Chapter 01: Sales Tools: The Good, Bad and Down right Ugly.
Sales Tools: The Good, Bad and Down Right Ugly
Sales is about relationships and keeping that focus is essential to success for your business. Having the right tools to support customer relationship building is one of the key elements of building a scalable business. When it comes to sales tools there is an array of choices. These tools can be the springboard of exponential growth but the sheer volume of tools to choose from can be overwhelming. Let’s break down some of the sales tool choices by taking a look at the good, bad and downright ugly sales tool options on the market today.
Most sales gurus will agree that there are a discreet group of sales tools that are incredibly helpful in the marketplace today. Client management software, email automation, lead scoring and data analytics are among the top contenders. What qualifies a tool as ‘good,’ ‘bad’ and even ‘ugly’ is often the capability of a particular tool or how the tool is used—more on that below.
While the word ‘good’ can be highly subjective—meaning that we might not agree on which particular sales tools qualify as ‘good’—there are some characteristics of tools which combine to equal quantifiably good results.
A good sales tool puts people first. Tools should relieve your people of some of the tedious, administrative aspects of the sales process freeing them to focus on the parts of the process that require human interaction. Client management software can manage data, automate email campaigns and track customer engagement but it takes a person to build real relationships with your customers.
A good sales tool will integrate well. Your business tools must integrate with other tools, systems and your people.
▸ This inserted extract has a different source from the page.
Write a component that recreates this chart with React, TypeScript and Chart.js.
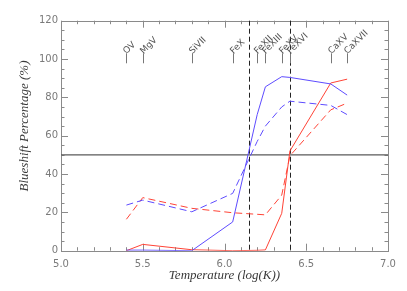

A good tool becomes part of a larger system that helps your business manage information, create an excellent customer experience and manage marketing and sales strategies.
A good sales tool manages data so you don’t have to. Just like there are critical elements of the sales process that require human expertise, so there are elements that can be managed faster and more effectively through technology. Leverage sales tools for lead scoring, data analytics, email automation and other complex functions.
A good sales tool delivers on its promises. Invest in reasonably priced tools that have demonstrated success managing the aspects of your unique business need. Look for tools that come with implementation and customer support to provide ongoing assistance.
While the word ‘good’ is highly subjective, the word ‘bad’ is often less so. We can generally agree that ‘bad’ means something negative and counterproductive occurred. When it comes to ‘bad’ sales tools, a look at possible outcomes is a ‘red flag’ of caution.
A bad sales tool frustrates your people. Change can be challenging can be frustrating to your team because it means learning something new. But a tool that’s frustrating because it’s overly complex, lacking in core functionality or is just not user-friendly—that’s ‘bad.’
A bad sales tool pushes customers away. We can all agree that any tool that has a negative impact on your customers is ‘bad.’ A tool that ads a layer of complexity for customers, or fails to make the customer experience easier and more friendly is ‘bad.’
A bad sales tool doesn’t deliver. If a tool fails to perform the functions promised, that’s ‘bad.’ Worse yet is a tool without customer support to help solve any problems that occur.
‘Ugly’ sales tools take the ‘bad’ category to new heights. When a tool makes the ‘ugly’ category, don’t just walk away—run! These characteristics are a sure sign that this tool will wreak havoc in your organization and you want to stay as far away as you can.
An ugly tool has hidden costs. Beware any tool that may lead to future hidden costs. Is customer support included or ‘extra?’ Does the tool’s functionality meet the full scope of your needs today and tomorrow or will you have to invest in expensive upgrades as you grow?
An ugly tool delays or interrupts customer experience. Any tool that has a negative impact on your customer experience is ‘ugly.’ Beware of tools that overpromise or seem too complex. If you struggle to understand the tool, there is a good chance that your employees and customers will experience confusion too.
An ugly tool causes your team to mutiny. And the award for ‘ugliest tool’ goes to any tool that is so frustrating to your team they revolt—or just leave quietly.
Good tools help people save time, simplify processes and improve customer experience. Look for tools that provide great value at a reasonable cost. The best tools are the ones that maximize your investment and allow your valuable human resources to use their talents where it counts most—growing customer relationships.